NON E' TUTTO ORO QUELLO CHE LUCCICA
di Vera Alemani @veraalemani Art advisor, fondatrice di Alemani Fine Art Advisory. Precedente vicepresidente di Sotheby’s Private Sales a New York, già socia e direttrice di Greene Naftali Gallery e Friedrich Petzel Gallery.
Negli ultimi due anni, il mercato dell’arte – in particolare quello contemporaneo – ha vissuto un riassestamento. La crescita esponenziale precedente, alimentata dall’interesse della finanza nell'arte come asset di investimento e dalla speculazione su artisti molto giovani, ha creato una discrepanza tra prezzi del mercato primario e i valori di rivendita.

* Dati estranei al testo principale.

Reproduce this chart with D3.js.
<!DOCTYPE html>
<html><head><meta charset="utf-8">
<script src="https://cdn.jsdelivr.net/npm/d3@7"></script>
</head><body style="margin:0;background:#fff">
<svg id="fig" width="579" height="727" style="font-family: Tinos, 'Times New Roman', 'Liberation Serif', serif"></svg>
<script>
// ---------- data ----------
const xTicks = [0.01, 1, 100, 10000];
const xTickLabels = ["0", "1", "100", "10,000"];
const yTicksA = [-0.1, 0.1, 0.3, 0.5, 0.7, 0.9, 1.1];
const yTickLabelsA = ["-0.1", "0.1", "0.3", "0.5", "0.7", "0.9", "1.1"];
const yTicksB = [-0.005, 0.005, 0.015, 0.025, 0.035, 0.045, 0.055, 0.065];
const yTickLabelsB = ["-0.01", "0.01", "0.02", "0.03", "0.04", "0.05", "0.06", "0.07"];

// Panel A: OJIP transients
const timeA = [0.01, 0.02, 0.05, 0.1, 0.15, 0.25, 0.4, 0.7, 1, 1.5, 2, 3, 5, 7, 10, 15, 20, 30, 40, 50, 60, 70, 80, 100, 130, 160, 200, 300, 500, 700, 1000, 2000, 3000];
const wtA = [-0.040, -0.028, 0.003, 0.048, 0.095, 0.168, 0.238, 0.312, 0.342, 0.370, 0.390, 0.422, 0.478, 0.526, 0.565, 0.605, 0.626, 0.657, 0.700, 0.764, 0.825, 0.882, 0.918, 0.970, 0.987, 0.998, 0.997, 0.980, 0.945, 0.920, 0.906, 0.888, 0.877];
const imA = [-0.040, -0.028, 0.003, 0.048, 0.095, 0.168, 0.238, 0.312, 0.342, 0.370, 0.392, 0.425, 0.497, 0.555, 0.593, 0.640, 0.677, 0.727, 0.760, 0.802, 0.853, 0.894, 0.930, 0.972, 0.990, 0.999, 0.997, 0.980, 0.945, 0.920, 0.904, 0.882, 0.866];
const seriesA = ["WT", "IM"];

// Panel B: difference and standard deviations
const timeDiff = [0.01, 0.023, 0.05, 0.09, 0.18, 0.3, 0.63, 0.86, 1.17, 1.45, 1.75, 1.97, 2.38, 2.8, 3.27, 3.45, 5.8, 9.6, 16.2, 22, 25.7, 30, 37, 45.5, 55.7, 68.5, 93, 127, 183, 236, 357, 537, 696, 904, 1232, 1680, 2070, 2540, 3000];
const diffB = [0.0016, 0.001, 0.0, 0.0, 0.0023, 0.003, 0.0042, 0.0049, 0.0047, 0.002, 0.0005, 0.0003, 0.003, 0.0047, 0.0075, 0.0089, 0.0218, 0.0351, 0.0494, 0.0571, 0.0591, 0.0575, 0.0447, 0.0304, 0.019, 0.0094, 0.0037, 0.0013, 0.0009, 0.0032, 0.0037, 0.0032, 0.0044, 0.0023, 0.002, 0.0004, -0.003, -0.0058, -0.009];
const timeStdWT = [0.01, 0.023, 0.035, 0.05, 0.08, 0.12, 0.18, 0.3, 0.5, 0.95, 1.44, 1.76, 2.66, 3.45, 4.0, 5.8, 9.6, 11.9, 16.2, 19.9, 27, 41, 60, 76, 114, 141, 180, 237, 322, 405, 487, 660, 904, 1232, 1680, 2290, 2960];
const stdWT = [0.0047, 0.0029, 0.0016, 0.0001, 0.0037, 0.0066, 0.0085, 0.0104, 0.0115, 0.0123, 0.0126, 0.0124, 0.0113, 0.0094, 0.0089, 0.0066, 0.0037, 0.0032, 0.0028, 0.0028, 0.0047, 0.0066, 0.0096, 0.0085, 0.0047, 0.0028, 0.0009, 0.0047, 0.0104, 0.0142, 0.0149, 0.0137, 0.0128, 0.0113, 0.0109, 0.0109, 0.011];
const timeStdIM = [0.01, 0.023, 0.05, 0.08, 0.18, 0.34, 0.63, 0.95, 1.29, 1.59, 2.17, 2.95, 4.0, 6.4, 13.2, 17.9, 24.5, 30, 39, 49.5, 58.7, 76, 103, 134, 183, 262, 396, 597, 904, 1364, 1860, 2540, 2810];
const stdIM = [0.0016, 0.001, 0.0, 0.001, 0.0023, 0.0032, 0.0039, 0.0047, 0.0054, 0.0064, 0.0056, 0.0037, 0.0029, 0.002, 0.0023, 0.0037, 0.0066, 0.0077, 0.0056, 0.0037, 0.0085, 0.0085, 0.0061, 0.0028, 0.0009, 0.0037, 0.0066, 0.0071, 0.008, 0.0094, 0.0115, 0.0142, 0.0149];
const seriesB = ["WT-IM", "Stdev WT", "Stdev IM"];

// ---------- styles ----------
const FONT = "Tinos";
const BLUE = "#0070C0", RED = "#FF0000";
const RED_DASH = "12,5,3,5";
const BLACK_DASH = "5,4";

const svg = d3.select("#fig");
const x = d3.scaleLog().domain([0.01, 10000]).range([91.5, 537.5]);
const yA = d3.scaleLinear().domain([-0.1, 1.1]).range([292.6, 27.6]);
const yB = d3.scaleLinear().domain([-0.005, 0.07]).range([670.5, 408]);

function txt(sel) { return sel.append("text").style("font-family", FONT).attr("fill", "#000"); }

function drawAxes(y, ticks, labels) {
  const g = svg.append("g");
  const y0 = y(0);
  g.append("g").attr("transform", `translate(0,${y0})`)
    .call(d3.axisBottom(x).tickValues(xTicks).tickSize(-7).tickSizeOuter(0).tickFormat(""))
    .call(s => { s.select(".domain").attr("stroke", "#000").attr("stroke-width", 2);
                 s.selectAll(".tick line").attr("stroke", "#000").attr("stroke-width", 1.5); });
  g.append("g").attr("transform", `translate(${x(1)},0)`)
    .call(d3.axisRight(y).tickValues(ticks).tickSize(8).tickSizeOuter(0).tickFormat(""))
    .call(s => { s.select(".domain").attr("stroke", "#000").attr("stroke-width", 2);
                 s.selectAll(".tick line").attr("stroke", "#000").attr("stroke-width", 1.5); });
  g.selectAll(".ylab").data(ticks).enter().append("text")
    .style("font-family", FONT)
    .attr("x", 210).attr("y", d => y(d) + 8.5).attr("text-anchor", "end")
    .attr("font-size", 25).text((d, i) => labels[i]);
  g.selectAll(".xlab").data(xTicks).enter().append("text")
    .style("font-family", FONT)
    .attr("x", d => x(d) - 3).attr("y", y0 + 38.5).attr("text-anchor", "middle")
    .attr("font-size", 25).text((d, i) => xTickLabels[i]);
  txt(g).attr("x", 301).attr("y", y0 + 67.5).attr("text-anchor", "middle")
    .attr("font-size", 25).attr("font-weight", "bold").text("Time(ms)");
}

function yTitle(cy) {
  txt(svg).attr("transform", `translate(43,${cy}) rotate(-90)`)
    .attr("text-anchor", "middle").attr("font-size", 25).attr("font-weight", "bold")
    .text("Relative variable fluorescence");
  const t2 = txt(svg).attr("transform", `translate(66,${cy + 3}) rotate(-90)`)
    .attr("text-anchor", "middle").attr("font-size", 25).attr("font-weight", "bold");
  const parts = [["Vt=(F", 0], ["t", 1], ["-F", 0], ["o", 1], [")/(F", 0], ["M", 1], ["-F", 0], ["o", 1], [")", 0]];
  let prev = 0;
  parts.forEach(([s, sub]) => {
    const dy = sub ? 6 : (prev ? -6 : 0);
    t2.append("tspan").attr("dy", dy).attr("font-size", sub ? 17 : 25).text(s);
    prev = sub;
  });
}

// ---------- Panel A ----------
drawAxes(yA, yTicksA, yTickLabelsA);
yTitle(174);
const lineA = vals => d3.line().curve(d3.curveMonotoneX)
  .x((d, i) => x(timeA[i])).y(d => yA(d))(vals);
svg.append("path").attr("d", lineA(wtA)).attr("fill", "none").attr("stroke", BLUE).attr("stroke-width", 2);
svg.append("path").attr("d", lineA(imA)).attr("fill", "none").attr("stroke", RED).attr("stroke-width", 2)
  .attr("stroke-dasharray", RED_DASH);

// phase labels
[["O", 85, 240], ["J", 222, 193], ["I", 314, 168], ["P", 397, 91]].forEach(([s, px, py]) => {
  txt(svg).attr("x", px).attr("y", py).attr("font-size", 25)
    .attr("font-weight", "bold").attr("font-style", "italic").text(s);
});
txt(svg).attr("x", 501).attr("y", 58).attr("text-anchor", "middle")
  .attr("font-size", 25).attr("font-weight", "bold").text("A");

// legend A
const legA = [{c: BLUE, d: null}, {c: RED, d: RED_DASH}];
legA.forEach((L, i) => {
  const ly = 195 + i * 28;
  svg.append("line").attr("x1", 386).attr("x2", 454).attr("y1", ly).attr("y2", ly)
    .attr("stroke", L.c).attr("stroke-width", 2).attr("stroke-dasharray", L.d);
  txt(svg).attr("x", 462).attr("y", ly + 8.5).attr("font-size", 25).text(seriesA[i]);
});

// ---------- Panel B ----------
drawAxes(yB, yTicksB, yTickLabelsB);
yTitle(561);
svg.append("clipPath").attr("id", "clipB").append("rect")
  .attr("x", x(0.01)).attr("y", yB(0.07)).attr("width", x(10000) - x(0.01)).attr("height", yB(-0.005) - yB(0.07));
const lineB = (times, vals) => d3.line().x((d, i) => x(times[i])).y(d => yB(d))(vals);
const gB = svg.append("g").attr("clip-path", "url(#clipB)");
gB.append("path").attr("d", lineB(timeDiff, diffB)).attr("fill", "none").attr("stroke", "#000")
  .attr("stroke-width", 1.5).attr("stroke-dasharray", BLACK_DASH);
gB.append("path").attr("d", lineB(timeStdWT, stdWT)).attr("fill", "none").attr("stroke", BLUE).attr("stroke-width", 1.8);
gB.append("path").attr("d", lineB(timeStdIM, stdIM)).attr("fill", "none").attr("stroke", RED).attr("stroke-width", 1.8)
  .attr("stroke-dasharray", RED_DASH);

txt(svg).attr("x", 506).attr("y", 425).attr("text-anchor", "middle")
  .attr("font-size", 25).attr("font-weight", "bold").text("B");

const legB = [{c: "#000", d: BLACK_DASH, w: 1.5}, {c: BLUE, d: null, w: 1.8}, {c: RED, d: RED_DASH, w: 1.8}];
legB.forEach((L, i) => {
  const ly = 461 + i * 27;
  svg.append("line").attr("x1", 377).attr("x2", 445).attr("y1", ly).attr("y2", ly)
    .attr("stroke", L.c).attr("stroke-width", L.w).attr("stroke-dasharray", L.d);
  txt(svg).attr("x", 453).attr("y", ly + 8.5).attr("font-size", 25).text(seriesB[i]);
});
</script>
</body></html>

Questa dinamica si è mostrata soprattutto nel mercato di autori emergenti. Fattori macroeconomici, come l'aumento dei tassi di interesse - che ha reso meno attraente l’utilizzo di prestiti garantiti da opere d'arte (art as collateral), hanno acuito la percezione di una crisi imminente, con la stampa che dipingeva scenari catastrofici. Poi, la sorpresa: la settimana scorsa, New York ha visto un novembre da record. Christie’s, Sotheby’s e Phillips hanno totalizzato 2,2 miliardi di dollari nelle Aste Serali con risultati straordinari: il Klimt della collezione Lauder venduto a 236 milioni, un Van Gogh a 62,7 milioni, Frida Kahlo a 54,7 milioni (record assoluto per un’artista donna all’asta). Anche nel contemporaneo, Cecily Brown (9,8 milioni) e Basquiat (48,3 milioni) hanno stabilito nuovi primati. Ma attenzione: questi risultati non riflettono appieno lo stato reale del mercato. La disponibilità di opere di tale qualità e rarità, provenienti da collezioni tra le più prestigiose dell’ultimo secolo, non si ripeterà facilmente per almeno un decennio. C’è però un chiaro spostamento d’interesse: gli acquirenti cercano capolavori museali moderni e blue-chip contemporanei. Si nota un raffreddamento della competizione sui giovanissimi a favore di artisti già affermati o storicizzati. Questi risultati si sono visti nelle evening sale, vetrine di marketing dove le garanzie delle case d’asta giocano un ruolo chiave e a tratti fuorviante.
Da professionista con oltre vent'anni di esperienza, ritengo questi risultati non essere rappresentativi di un mercato frammentato e da analizzare nel suo complesso. Un indicatore più affidabile è osservare ciò che accade nelle Day Sale, le aste diurne. Qui, centinaia di opere meno rare e prive di garanzie offrono un quadro più realistico. Nelle aste diurne, le case hanno adottato strategie conservative, riducendo le stime. Molte opere sono state vendute entro i valori stimati, confermando un ribasso dei prezzi rispetto agli anni precedenti: un segno di cautela, ma anche di opportunità per collezionisti attenti. In sintesi: al top, un mercato solido, attento alla qualità, alla rarità e con uno sguardo a lungo termine, meno manipolabile dai trend effimeri. Il mid market offre opportunità per artisti già affermati ma con potenzialità di crescita. Per un quadro completo del rapporto tra mercato primario e secondario, bisognerà attendere Art Basel Miami la prossima settimana, fiera cruciale per il settore delle Gallerie.